**Stored data:**
>>

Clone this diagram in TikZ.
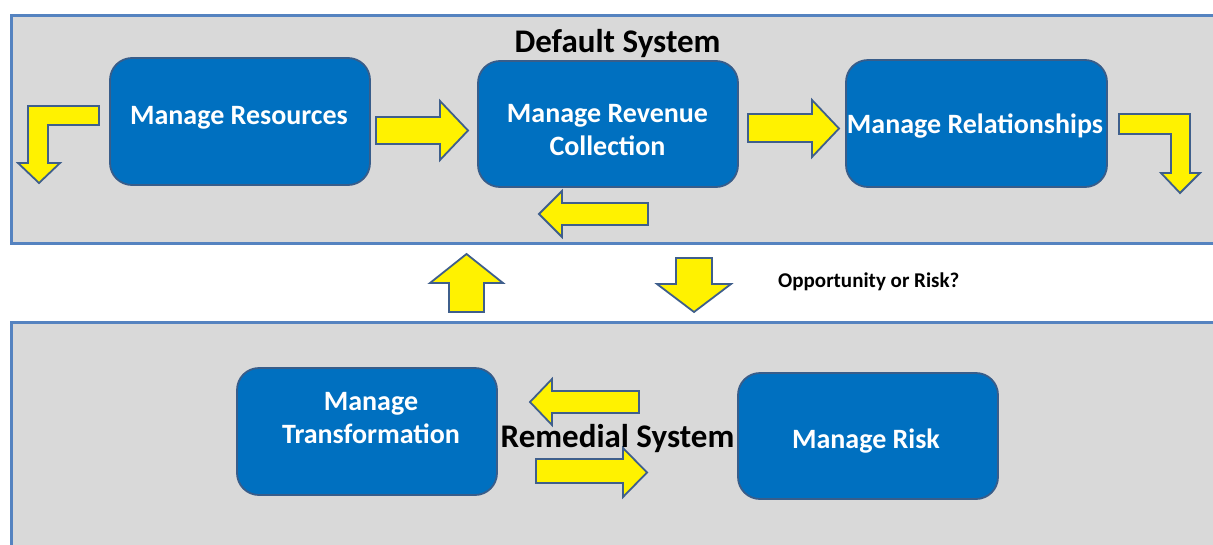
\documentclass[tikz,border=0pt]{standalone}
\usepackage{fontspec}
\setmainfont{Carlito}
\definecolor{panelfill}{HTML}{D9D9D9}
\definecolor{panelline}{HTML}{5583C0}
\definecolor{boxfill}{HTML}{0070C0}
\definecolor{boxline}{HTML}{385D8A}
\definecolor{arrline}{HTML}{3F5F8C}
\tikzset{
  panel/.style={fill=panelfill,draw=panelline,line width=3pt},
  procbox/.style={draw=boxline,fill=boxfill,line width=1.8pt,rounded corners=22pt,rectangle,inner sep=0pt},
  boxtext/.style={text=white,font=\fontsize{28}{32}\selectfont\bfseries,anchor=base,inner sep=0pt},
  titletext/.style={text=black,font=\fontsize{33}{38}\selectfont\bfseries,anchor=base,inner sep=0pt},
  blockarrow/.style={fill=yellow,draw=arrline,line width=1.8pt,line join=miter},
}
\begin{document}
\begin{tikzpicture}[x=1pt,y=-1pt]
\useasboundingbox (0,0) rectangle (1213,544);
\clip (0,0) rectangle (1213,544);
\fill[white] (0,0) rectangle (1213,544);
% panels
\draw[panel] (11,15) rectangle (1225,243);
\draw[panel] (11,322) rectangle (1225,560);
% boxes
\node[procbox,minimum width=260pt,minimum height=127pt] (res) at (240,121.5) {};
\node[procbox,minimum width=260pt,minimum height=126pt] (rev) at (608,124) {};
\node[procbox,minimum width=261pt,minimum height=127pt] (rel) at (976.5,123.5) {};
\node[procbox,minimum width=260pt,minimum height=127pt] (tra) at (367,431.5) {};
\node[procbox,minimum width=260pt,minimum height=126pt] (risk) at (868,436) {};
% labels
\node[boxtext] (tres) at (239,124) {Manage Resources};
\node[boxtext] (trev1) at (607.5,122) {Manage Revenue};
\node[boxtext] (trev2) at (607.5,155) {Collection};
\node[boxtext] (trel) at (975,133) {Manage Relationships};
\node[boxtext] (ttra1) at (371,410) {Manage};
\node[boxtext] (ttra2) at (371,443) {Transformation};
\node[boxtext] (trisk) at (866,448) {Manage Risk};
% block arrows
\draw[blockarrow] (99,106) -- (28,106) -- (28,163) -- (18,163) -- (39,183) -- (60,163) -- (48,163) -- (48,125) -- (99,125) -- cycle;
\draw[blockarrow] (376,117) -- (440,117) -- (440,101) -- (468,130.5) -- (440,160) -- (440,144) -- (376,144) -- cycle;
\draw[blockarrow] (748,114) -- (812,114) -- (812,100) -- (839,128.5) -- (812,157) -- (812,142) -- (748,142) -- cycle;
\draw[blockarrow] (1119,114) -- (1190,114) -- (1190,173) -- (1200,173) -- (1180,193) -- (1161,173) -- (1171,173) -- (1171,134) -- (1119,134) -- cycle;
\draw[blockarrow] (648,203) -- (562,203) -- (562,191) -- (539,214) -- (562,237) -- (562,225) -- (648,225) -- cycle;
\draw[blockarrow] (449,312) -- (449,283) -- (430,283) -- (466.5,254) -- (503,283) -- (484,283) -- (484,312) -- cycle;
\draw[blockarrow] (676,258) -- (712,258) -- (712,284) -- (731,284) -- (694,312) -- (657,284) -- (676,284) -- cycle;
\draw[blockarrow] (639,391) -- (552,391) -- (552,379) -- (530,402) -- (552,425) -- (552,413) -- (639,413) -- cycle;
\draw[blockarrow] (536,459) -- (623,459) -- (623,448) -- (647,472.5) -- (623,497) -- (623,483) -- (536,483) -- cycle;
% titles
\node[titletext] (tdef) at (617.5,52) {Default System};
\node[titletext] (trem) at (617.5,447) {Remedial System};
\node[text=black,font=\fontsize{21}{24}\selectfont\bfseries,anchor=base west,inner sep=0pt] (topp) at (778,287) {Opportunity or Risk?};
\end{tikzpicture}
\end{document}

<<

**Instructions to follow:**
Repeat the listing in full and exactly. Leave any pictures out.

**Complete answer:**
Clone this diagram in TikZ.
\documentclass[tikz,border=0pt]{standalone}
\usepackage{fontspec}
\setmainfont{Carlito}
\definecolor{panelfill}{HTML}{D9D9D9}
\definecolor{panelline}{HTML}{5583C0}
\definecolor{boxfill}{HTML}{0070C0}
\definecolor{boxline}{HTML}{385D8A}
\definecolor{arrline}{HTML}{3F5F8C}
\tikzset{
  panel/.style={fill=panelfill,draw=panelline,line width=3pt},
  procbox/.style={draw=boxline,fill=boxfill,line width=1.8pt,rounded corners=22pt,rectangle,inner sep=0pt},
  boxtext/.style={text=white,font=\fontsize{28}{32}\selectfont\bfseries,anchor=base,inner sep=0pt},
  titletext/.style={text=black,font=\fontsize{33}{38}\selectfont\bfseries,anchor=base,inner sep=0pt},
  blockarrow/.style={fill=yellow,draw=arrline,line width=1.8pt,line join=miter},
}
\begin{document}
\begin{tikzpicture}[x=1pt,y=-1pt]
\useasboundingbox (0,0) rectangle (1213,544);
\clip (0,0) rectangle (1213,544);
\fill[white] (0,0) rectangle (1213,544);
% panels
\draw[panel] (11,15) rectangle (1225,243);
\draw[panel] (11,322) rectangle (1225,560);
% boxes
\node[procbox,minimum width=260pt,minimum height=127pt] (res) at (240,121.5) {};
\node[procbox,minimum width=260pt,minimum height=126pt] (rev) at (608,124) {};
\node[procbox,minimum width=261pt,minimum height=127pt] (rel) at (976.5,123.5) {};
\node[procbox,minimum width=260pt,minimum height=127pt] (tra) at (367,431.5) {};
\node[procbox,minimum width=260pt,minimum height=126pt] (risk) at (868,436) {};
% labels
\node[boxtext] (tres) at (239,124) {Manage Resources};
\node[boxtext] (trev1) at (607.5,122) {Manage Revenue};
\node[boxtext] (trev2) at (607.5,155) {Collection};
\node[boxtext] (trel) at (975,133) {Manage Relationships};
\node[boxtext] (ttra1) at (371,410) {Manage};
\node[boxtext] (ttra2) at (371,443) {Transformation};
\node[boxtext] (trisk) at (866,448) {Manage Risk};
% block arrows
\draw[blockarrow] (99,106) -- (28,106) -- (28,163) -- (18,163) -- (39,183) -- (60,163) -- (48,163) -- (48,125) -- (99,125) -- cycle;
\draw[blockarrow] (376,117) -- (440,117) -- (440,101) -- (468,130.5) -- (440,160) -- (440,144) -- (376,144) -- cycle;
\draw[blockarrow] (748,114) -- (812,114) -- (812,100) -- (839,128.5) -- (812,157) -- (812,142) -- (748,142) -- cycle;
\draw[blockarrow] (1119,114) -- (1190,114) -- (1190,173) -- (1200,173) -- (1180,193) -- (1161,173) -- (1171,173) -- (1171,134) -- (1119,134) -- cycle;
\draw[blockarrow] (648,203) -- (562,203) -- (562,191) -- (539,214) -- (562,237) -- (562,225) -- (648,225) -- cycle;
\draw[blockarrow] (449,312) -- (449,283) -- (430,283) -- (466.5,254) -- (503,283) -- (484,283) -- (484,312) -- cycle;
\draw[blockarrow] (676,258) -- (712,258) -- (712,284) -- (731,284) -- (694,312) -- (657,284) -- (676,284) -- cycle;
\draw[blockarrow] (639,391) -- (552,391) -- (552,379) -- (530,402) -- (552,425) -- (552,413) -- (639,413) -- cycle;
\draw[blockarrow] (536,459) -- (623,459) -- (623,448) -- (647,472.5) -- (623,497) -- (623,483) -- (536,483) -- cycle;
% titles
\node[titletext] (tdef) at (617.5,52) {Default System};
\node[titletext] (trem) at (617.5,447) {Remedial System};
\node[text=black,font=\fontsize{21}{24}\selectfont\bfseries,anchor=base west,inner sep=0pt] (topp) at (778,287) {Opportunity or Risk?};
\end{tikzpicture}
\end{document}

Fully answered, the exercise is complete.